Directing and producing six feature films and many television series, including episodes of ‘The Twilight Zone’, Lupino was an uncompromising filmmaker working against not just the sexist prejudice of those around her, but also against the Hollywood censorship code. Lupino’s perseverance in what is still today a male-dominated profession places her as an inspirational figure for women wanting to break into, and having already broken into, the filmmaking world. However, as the title of Richard Peña’s talk, ‘Hidden From History: Ida Lupino’, suggests, despite Lupino’s fame as an actress, her accomplishments as a filmmaker have been underappreciated.

It is Lupino’s extraordinary sense of resistance against a patriarchal system that Richard Peña, a Professor of Film Studies at Columbia University and director of the New York Film Festival, emphasised in his talk at Reid Hall during November 2018. During his talk ‘Hidden From History: Ida Lupino’, Peña discussed the power of women in film during the 1950s, before screening Lupino’s third film as director, ‘Outrage’ (1950).

To begin his talk, Peña provided a thoughtful discussion on women in positions of power. Drawing upon the #MeToo movement founded by Tarana Burke and the position of women in film today, Peña thoughtfully explored what it means to watch Lupino’s films within the context we, as her viewers, are living in. Peña noted that Lupino’s films draw on a range of complicated and distressing issues facing women in the 1940s-50s. In 1949’s ‘Not Wanted’ (with the tagline ‘Unwed Mother’, which was Lupino’s first choice for the film’s title), Lupino explored a woman’s unwanted and illegitimate pregnancy. In ‘Never Fear’, released the same year as ‘Not Wanted’, the filmmaker focused on another heavy but extremely relevant issue, the polio epidemic. And in ‘Outrage’, the film Peña screened at Reid Hall, Lupino depicts the traumatic effects of rape. Whilst the details of the issues Lupino’s female characters face are often consequences of Lupino’s time, the overriding themes – gaslighting, gender roles, and attempting to break out of the narrow confines of a patriarchal society – are still as relevant today as they were in the mid twentieth century.

In fact, in ‘Outrage’, the rape scene proves as the perfect example in which Lupino’s films still speak to contemporary – and feminist – issues. Where most (male) directors today film graphic and uncensored rape scenes, Lupino’s decision not to show her character’s rape onscreen not only makes the moment itself all the more disturbing, since we are left to visualise in our minds what is happening, but it also emphasises Lupino’s thoughtful technical filmmaking skills. Lupino was ahead of her time, and maybe even ours, too.
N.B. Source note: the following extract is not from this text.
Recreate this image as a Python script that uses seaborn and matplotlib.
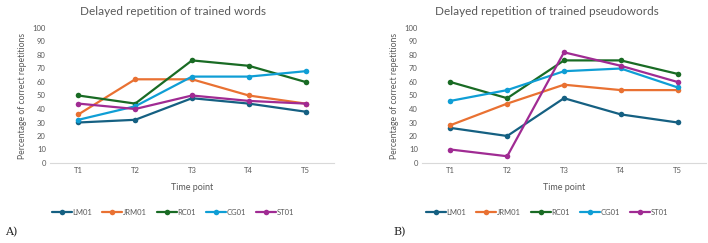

Peña provided the audience with contextual history surrounding commercial American cinema of the mid-to-late twentieth century and women’s roles in this male dominated world. Observing the rigid and controlling structures of the Hollywood studio system, Peña said that it was actually women’s cinema – particularly of the late 1960s and 70s – that counteracted the American commercial movie with the beginnings of ideas of alternative cinema. It is wrong to think or say that there were no women directors during this period, argued Peña. With directors including Maya Deren, Frances Marion, Dorothy Arzner, Matilde Landietta, and Edith Carlmar, the period boasts an array of talented filmmakers. However, Peña noted, due to women’s cinema of the late 1960s and 70s coinciding with the modernist cinema movement, the importance of the period, and the women filmmakers who came out of this period, have, like Lupino, gone overlooked.

Whilst some film critics and theorists have asserted Lupino’s films are not feminist – with some, for example Molly Haskell, going as far to say that they are sexist – Peña encouraged those in attendance to rethink not only our understanding of Lupino’s films, but also the ways in which we frame women’s cinema. Even if Lupino herself did not identify as a feminist, why should this take away from the significance of the filmmaker’s oeuvre? We do not apply these rigid cultural, social, and political boundaries to male directors working within the same period, for example Hitchcock, after all.

To mark Lupino’s centenary, many critics and film institutions are rediscovering Lupino’s work with a less prejudiced eye. With the British Film Institute and New York’s Film Forum re-releasing Lupino’s films and holding events and retrospectives on the filmmaker, it is clear that the Lupino’s films are starting to be not only acknowledged, but also appreciated as complicated explorations of female entrapment and freedom. By drawing attention to the technical skill and narrative complexity of Lupino’s work, as well as to the context within which she was working, Peña’s talk at Reid Hall in November provided viewers both familiar and new to Lupino with an ideal starting point to contemplate Lupino and her directorial work.